INPUT ROWS:
>> Begin
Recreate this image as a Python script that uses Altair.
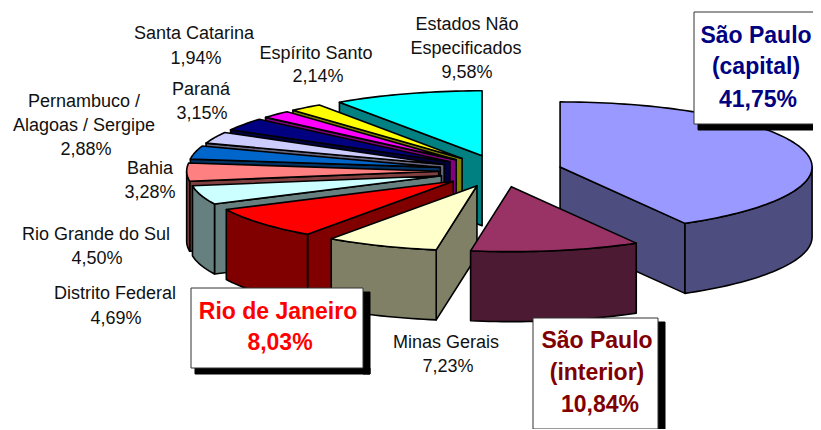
import math
import altair as alt
import pandas as pd

# ---- data ----
regions = ["São Paulo (capital)", "São Paulo (interior)", "Minas Gerais", "Rio de Janeiro",
           "Distrito Federal", "Rio Grande do Sul", "Bahia", "Pernambuco / Alagoas / Sergipe",
           "Paraná", "Santa Catarina", "Espírito Santo", "Estados Não Especificados"]
shares = [41.75, 10.84, 7.23, 8.03, 4.69, 4.50, 3.28, 2.88, 3.15, 1.94, 2.14, 9.58]
top_colors = ["#9999FF", "#993366", "#FFFFCC", "#FF0000", "#CCFFFF", "#FF8080",
              "#0066CC", "#CCCCFF", "#000080", "#FF00FF", "#FFFF00", "#00FFFF"]
side_colors = ["#4D4D80", "#4D1A33", "#808066", "#800000", "#668080", "#804040",
               "#003366", "#666680", "#000040", "#800080", "#808000", "#008080"]

plain_lines = ["Santa Catarina", "1,94%", "Espírito Santo", "2,14%", "Paraná", "3,15%",
               "Pernambuco /", "Alagoas / Sergipe", "2,88%", "Bahia", "3,28%",
               "Rio Grande do Sul", "4,50%", "Distrito Federal", "4,69%",
               "Minas Gerais", "7,23%", "Estados Não", "Especificados", "9,58%"]
bold_lines = ["São Paulo", "(capital)", "41,75%", "São Paulo", "(interior)", "10,84%",
              "Rio de Janeiro", "8,03%"]
bold_colors = ["#000080"] * 3 + ["#800000"] * 3 + ["#FF0000"] * 2

# ---- layout (page pixels) ----
PAGE = 8
CX, CY = 500.4, 171.0      # centre of the unexploded pie
RX, RY = 252.0, 65.0       # ellipse of the tilted pie
DEPTH = 70.0
EXPLODE = 0.245
draw_order = [0, 11, 10, 9, 8, 7, 6, 5, 4, 3, 2, 1]

plain_x = [194, 196, 316, 318, 201, 202, 84, 84, 86, 150, 150, 96, 97, 115, 116, 446, 448, 467, 466, 467]
plain_y = [39, 64, 59, 82, 95, 119, 107, 131, 155, 174, 198, 240, 264, 299, 324, 348, 372, 30, 54, 78]
bold_x = [756, 756, 758, 597, 597, 600, 278, 280]
bold_y = [43, 74, 107, 348, 380, 412, 319, 350]
boxes = [(694, 12, 830, 124), (533, 318, 658, 429), (191, 288, 363, 368)]
shadows = [(698, 124, 830, 130), (658, 322, 665, 430), (363, 292, 370, 374), (195, 368, 370, 374)]


def pt(ax, ay, deg, z=0.0):
    r = math.radians(deg)
    return [ax + RX * math.sin(r) - PAGE, ay - RY * math.cos(r) + z - PAGE]


def feature(ring, fill, stroke="#000000"):
    ring = [list(p) for p in ring]
    ring.append(ring[0])
    return {"type": "Feature", "properties": {"fill": fill, "stroke": stroke},
            "geometry": {"type": "Polygon", "coordinates": [ring]}}


def wall(ax, ay, deg, color):
    apex_top = [ax - PAGE, ay - PAGE]
    apex_bot = [ax - PAGE, ay + DEPTH - PAGE]
    return feature([apex_top, pt(ax, ay, deg), pt(ax, ay, deg, DEPTH), apex_bot], color)


def arc(ax, ay, a, b, z=0.0, steps=None):
    n = steps or max(2, int((b - a) / 1.5) + 1)
    return [pt(ax, ay, a + (b - a) * i / n, z) for i in range(n + 1)]


# Angular extent of every slice, clockwise from twelve o'clock
total = sum(shares)
starts, ends, acc = [], [], 0.0
for s in shares:
    starts.append(acc * 360 / total)
    acc += s
    ends.append(acc * 360 / total)

faces = []
for i in draw_order:
    a, b = starts[i], ends[i]
    mid = math.radians((a + b) / 2)
    ax = CX + EXPLODE * RX * math.sin(mid)
    ay = CY - EXPLODE * RY * math.cos(mid)
    if 180 < a < 360:
        faces.append(wall(ax, ay, a, side_colors[i]))
    if 0 < b < 180:
        faces.append(wall(ax, ay, b, side_colors[i]))
    lo, hi = max(a, 90.0), min(b, 270.0)
    if hi > lo:
        faces.append(feature(arc(ax, ay, lo, hi) + arc(ax, ay, lo, hi, DEPTH)[::-1], side_colors[i]))
    faces.append(feature([[ax - PAGE, ay - PAGE]] + arc(ax, ay, a, b), top_colors[i]))


def rect(r, fill, stroke):
    x0, y0, x1, y1 = [v - PAGE for v in r]
    return feature([[x0, y0], [x1, y0], [x1, y1], [x0, y1]], fill, stroke)


def shapes(features, width):
    return alt.Chart(alt.Data(values=features)).mark_geoshape(
        strokeWidth=width, strokeJoin="round"
    ).encode(
        fill=alt.Fill("properties.fill:N", scale=None, legend=None),
        stroke=alt.Stroke("properties.stroke:N", scale=None, legend=None),
    ).project(type="identity", scale=1, translate=[0, 0])


pie = shapes(faces, 1.6)
box_layer = shapes([rect(r, "#000000", "#000000") for r in shadows]
                   + [rect(r, "#FFFFFF", "#333333") for r in boxes], 1)

plain_df = pd.DataFrame({"t": plain_lines, "x": [v - PAGE for v in plain_x], "y": [v - PAGE for v in plain_y]})
bold_df = pd.DataFrame({"t": bold_lines, "x": [v - PAGE for v in bold_x], "y": [v - PAGE for v in bold_y], "c": bold_colors})

plain_text = alt.Chart(plain_df).mark_text(
    font="Liberation Sans", fontSize=18, align="center", baseline="alphabetic", color="#111111"
).encode(x=alt.X("x:Q", scale=None, axis=None), y=alt.Y("y:Q", scale=None, axis=None), text="t:N")

bold_text = alt.Chart(bold_df).mark_text(
    font="Liberation Sans", fontSize=23, fontWeight="bold", align="center", baseline="alphabetic"
).encode(x=alt.X("x:Q", scale=None, axis=None), y=alt.Y("y:Q", scale=None, axis=None), text="t:N",
         color=alt.Color("c:N", scale=None, legend=None))

chart = alt.layer(pie, box_layer, plain_text, bold_text).properties(
    width=805, height=421, padding=0, autosize=alt.AutoSizeParams(type="none"),
    background="#FFFFFF",
).configure_view(stroke=None)

chart.save("out.html", embed_options={"renderer": "svg", "actions": False})
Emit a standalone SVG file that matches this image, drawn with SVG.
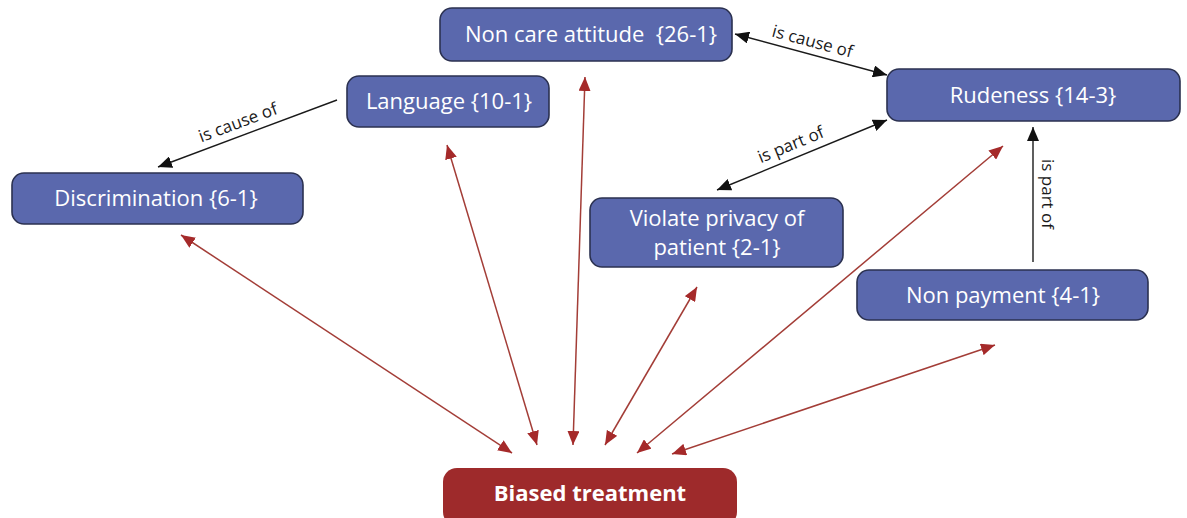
>> End
Everything from the top line of the data down to and including the line with "import pandas as pd" is to be copied, except the pictures.

Recreate this image as a Python script that uses Altair.
import math
import altair as alt
import pandas as pd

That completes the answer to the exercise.